#### SET TASK:
Copy each line below exactly and leave the pictures out.

#### GIVEN DATA:

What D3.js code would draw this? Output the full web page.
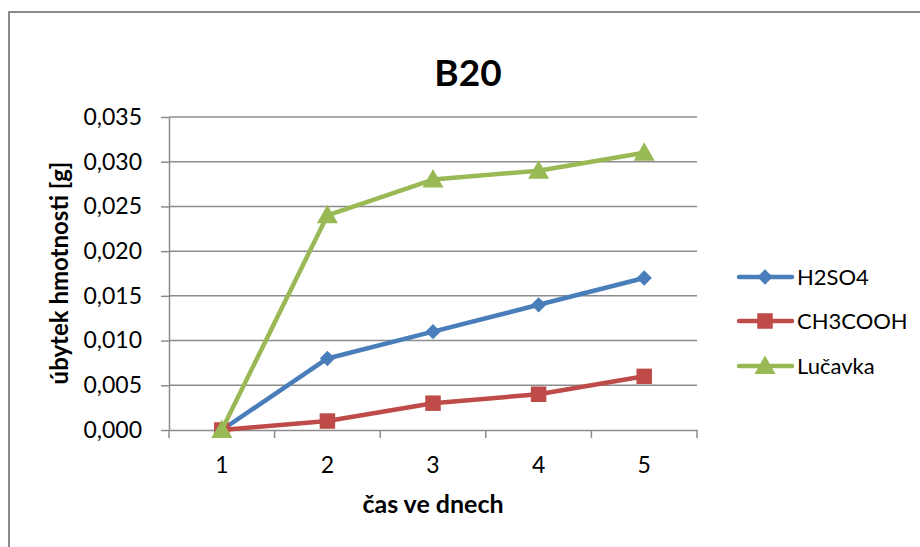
<!DOCTYPE html>
<html>
<head>
<meta charset="utf-8">
<script src="https://cdn.jsdelivr.net/npm/d3@7"></script>
<style>
  html, body { margin: 0; padding: 0; background: #fff; }
  svg { display: block; font-family: Lato, "Open Sans", sans-serif; }
</style>
</head>
<body>
<svg id="chart" width="920" height="547"></svg>
<script>
// Days of measurement
const days = [1, 2, 3, 4, 5];
// Mass loss [g] per solution
const h2so4 = [0.000, 0.008, 0.011, 0.014, 0.017];
const ch3cooh = [0.000, 0.001, 0.003, 0.004, 0.006];
const lucavka = [0.000, 0.024, 0.028, 0.029, 0.031];
const seriesNames = ["H2SO4", "CH3COOH", "Lučavka"];
const yTicks = [0, 0.005, 0.010, 0.015, 0.020, 0.025, 0.030, 0.035];

const series = [
  { name: seriesNames[0], values: h2so4, color: "#4a7ebb", marker: "diamond" },
  { name: seriesNames[1], values: ch3cooh, color: "#be4b48", marker: "square" },
  { name: seriesNames[2], values: lucavka, color: "#98b954", marker: "triangle" }
];

const svg = d3.select("#chart");
const gridColor = "#8c8c8c";

// chart frame
svg.append("rect")
  .attr("x", 9).attr("y", 12)
  .attr("width", 930).attr("height", 560)
  .attr("fill", "#fff")
  .attr("stroke", "#8a8a8a").attr("stroke-width", 2);

const plot = { left: 169, right: 697, top: 117, bottom: 430 };

const x = d3.scaleBand().domain(days).range([plot.left, plot.right]);
const y = d3.scaleLinear().domain([0, 0.035]).range([plot.bottom, plot.top]);
const fmt = v => d3.format(".3f")(v).replace(".", ",");

// horizontal gridlines
svg.append("g").selectAll("line").data(yTicks.slice(1)).join("line")
  .attr("x1", plot.left).attr("x2", plot.right)
  .attr("y1", d => y(d)).attr("y2", d => y(d))
  .attr("stroke", gridColor).attr("stroke-width", 1.5);

// y axis
const yAxis = svg.append("g")
  .attr("transform", `translate(${plot.left},0)`)
  .call(d3.axisLeft(y).tickValues(yTicks).tickFormat(fmt).tickSizeInner(8).tickSizeOuter(0).tickPadding(19));
yAxis.select(".domain").attr("stroke", gridColor).attr("stroke-width", 1.5);
yAxis.selectAll(".tick line").attr("stroke", gridColor).attr("stroke-width", 1.5);
yAxis.selectAll(".tick text").attr("font-size", 23).attr("fill", "#000").attr("font-family", "Lato, sans-serif");

// x axis
const xAxis = svg.append("g")
  .attr("transform", `translate(0,${plot.bottom})`)
  .call(d3.axisBottom(x).tickSize(0).tickPadding(27));
xAxis.select(".domain").attr("stroke", gridColor).attr("stroke-width", 1.5);
xAxis.selectAll(".tick text").attr("font-size", 23).attr("fill", "#000").attr("font-family", "Lato, sans-serif");
// category boundary ticks
const bounds = days.map(d => x(d)).concat([plot.right]);
svg.append("g").selectAll("line").data(bounds).join("line")
  .attr("x1", d => d).attr("x2", d => d)
  .attr("y1", plot.bottom).attr("y2", plot.bottom + 8)
  .attr("stroke", gridColor).attr("stroke-width", 1.5);

// titles
svg.append("text")
  .attr("x", 468).attr("y", 86)
  .attr("text-anchor", "middle")
  .attr("font-size", 37).attr("font-weight", "bold")
  .text("B20");

svg.append("text")
  .attr("transform", "translate(68,273) rotate(-90)")
  .attr("text-anchor", "middle")
  .attr("font-size", 24).attr("font-weight", "bold")
  .text("úbytek hmotnosti [g]");

svg.append("text")
  .attr("x", 433).attr("y", 513)
  .attr("text-anchor", "middle")
  .attr("font-size", 25).attr("font-weight", "bold")
  .text("čas ve dnech");

// marker shapes
function markerPath(type) {
  if (type === "diamond") return d3.symbol(d3.symbolDiamond2, 150)();
  if (type === "square") return d3.symbol(d3.symbolSquare, 240)();
  return "M0,-10.5L10.5,8L-10.5,8Z";
}

const cx = d => x(d) + x.bandwidth() / 2;
const line = d3.line().x((v, i) => cx(days[i])).y(v => y(v));

series.forEach(s => {
  const g = svg.append("g");
  g.append("path")
    .datum(s.values)
    .attr("d", line)
    .attr("fill", "none")
    .attr("stroke", s.color)
    .attr("stroke-width", 4.5)
    .attr("stroke-linejoin", "round")
    .attr("stroke-linecap", "round");
  g.selectAll("path.m").data(s.values).join("path")
    .attr("class", "m")
    .attr("transform", (v, i) => `translate(${cx(days[i])},${y(v)})`)
    .attr("d", markerPath(s.marker))
    .attr("fill", s.color);
});

// legend
const legend = svg.append("g");
const legY = [277, 321, 366];
series.forEach((s, i) => {
  const g = legend.append("g").attr("transform", `translate(0,${legY[i]})`);
  g.append("line")
    .attr("x1", 739).attr("x2", 792)
    .attr("stroke", s.color).attr("stroke-width", 4.5)
    .attr("stroke-linecap", "round");
  g.append("path")
    .attr("transform", "translate(765,0)")
    .attr("d", markerPath(s.marker))
    .attr("fill", s.color);
  g.append("text")
    .attr("x", 797).attr("y", 8)
    .attr("font-size", 22)
    .text(s.name);
});
</script>
</body>
</html>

#### REPLY:
What D3.js code would draw this? Output the full web page.
<!DOCTYPE html>
<html>
<head>
<meta charset="utf-8">
<script src="https://cdn.jsdelivr.net/npm/d3@7"></script>
<style>
  html, body { margin: 0; padding: 0; background: #fff; }
  svg { display: block; font-family: Lato, "Open Sans", sans-serif; }
</style>
</head>
<body>
<svg id="chart" width="920" height="547"></svg>
<script>
// Days of measurement
const days = [1, 2, 3, 4, 5];
// Mass loss [g] per solution
const h2so4 = [0.000, 0.008, 0.011, 0.014, 0.017];
const ch3cooh = [0.000, 0.001, 0.003, 0.004, 0.006];
const lucavka = [0.000, 0.024, 0.028, 0.029, 0.031];
const seriesNames = ["H2SO4", "CH3COOH", "Lučavka"];
const yTicks = [0, 0.005, 0.010, 0.015, 0.020, 0.025, 0.030, 0.035];

const series = [
  { name: seriesNames[0], values: h2so4, color: "#4a7ebb", marker: "diamond" },
  { name: seriesNames[1], values: ch3cooh, color: "#be4b48", marker: "square" },
  { name: seriesNames[2], values: lucavka, color: "#98b954", marker: "triangle" }
];

const svg = d3.select("#chart");
const gridColor = "#8c8c8c";

// chart frame
svg.append("rect")
  .attr("x", 9).attr("y", 12)
  .attr("width", 930).attr("height", 560)
  .attr("fill", "#fff")
  .attr("stroke", "#8a8a8a").attr("stroke-width", 2);

const plot = { left: 169, right: 697, top: 117, bottom: 430 };

const x = d3.scaleBand().domain(days).range([plot.left, plot.right]);
const y = d3.scaleLinear().domain([0, 0.035]).range([plot.bottom, plot.top]);
const fmt = v => d3.format(".3f")(v).replace(".", ",");

// horizontal gridlines
svg.append("g").selectAll("line").data(yTicks.slice(1)).join("line")
  .attr("x1", plot.left).attr("x2", plot.right)
  .attr("y1", d => y(d)).attr("y2", d => y(d))
  .attr("stroke", gridColor).attr("stroke-width", 1.5);

// y axis
const yAxis = svg.append("g")
  .attr("transform", `translate(${plot.left},0)`)
  .call(d3.axisLeft(y).tickValues(yTicks).tickFormat(fmt).tickSizeInner(8).tickSizeOuter(0).tickPadding(19));
yAxis.select(".domain").attr("stroke", gridColor).attr("stroke-width", 1.5);
yAxis.selectAll(".tick line").attr("stroke", gridColor).attr("stroke-width", 1.5);
yAxis.selectAll(".tick text").attr("font-size", 23).attr("fill", "#000").attr("font-family", "Lato, sans-serif");

// x axis
const xAxis = svg.append("g")
  .attr("transform", `translate(0,${plot.bottom})`)
  .call(d3.axisBottom(x).tickSize(0).tickPadding(27));
xAxis.select(".domain").attr("stroke", gridColor).attr("stroke-width", 1.5);
xAxis.selectAll(".tick text").attr("font-size", 23).attr("fill", "#000").attr("font-family", "Lato, sans-serif");
// category boundary ticks
const bounds = days.map(d => x(d)).concat([plot.right]);
svg.append("g").selectAll("line").data(bounds).join("line")
  .attr("x1", d => d).attr("x2", d => d)
  .attr("y1", plot.bottom).attr("y2", plot.bottom + 8)
  .attr("stroke", gridColor).attr("stroke-width", 1.5);

// titles
svg.append("text")
  .attr("x", 468).attr("y", 86)
  .attr("text-anchor", "middle")
  .attr("font-size", 37).attr("font-weight", "bold")
  .text("B20");

svg.append("text")
  .attr("transform", "translate(68,273) rotate(-90)")
  .attr("text-anchor", "middle")
  .attr("font-size", 24).attr("font-weight", "bold")
  .text("úbytek hmotnosti [g]");

svg.append("text")
  .attr("x", 433).attr("y", 513)
  .attr("text-anchor", "middle")
  .attr("font-size", 25).attr("font-weight", "bold")
  .text("čas ve dnech");

// marker shapes
function markerPath(type) {
  if (type === "diamond") return d3.symbol(d3.symbolDiamond2, 150)();
  if (type === "square") return d3.symbol(d3.symbolSquare, 240)();
  return "M0,-10.5L10.5,8L-10.5,8Z";
}

const cx = d => x(d) + x.bandwidth() / 2;
const line = d3.line().x((v, i) => cx(days[i])).y(v => y(v));

series.forEach(s => {
  const g = svg.append("g");
  g.append("path")
    .datum(s.values)
    .attr("d", line)
    .attr("fill", "none")
    .attr("stroke", s.color)
    .attr("stroke-width", 4.5)
    .attr("stroke-linejoin", "round")
    .attr("stroke-linecap", "round");
  g.selectAll("path.m").data(s.values).join("path")
    .attr("class", "m")
    .attr("transform", (v, i) => `translate(${cx(days[i])},${y(v)})`)
    .attr("d", markerPath(s.marker))
    .attr("fill", s.color);
});

// legend
const legend = svg.append("g");
const legY = [277, 321, 366];
series.forEach((s, i) => {
  const g = legend.append("g").attr("transform", `translate(0,${legY[i]})`);
  g.append("line")
    .attr("x1", 739).attr("x2", 792)
    .attr("stroke", s.color).attr("stroke-width", 4.5)
    .attr("stroke-linecap", "round");
  g.append("path")
    .attr("transform", "translate(765,0)")
    .attr("d", markerPath(s.marker))
    .attr("fill", s.color);
  g.append("text")
    .attr("x", 797).attr("y", 8)
    .attr("font-size", 22)
    .text(s.name);
});
</script>
</body>
</html>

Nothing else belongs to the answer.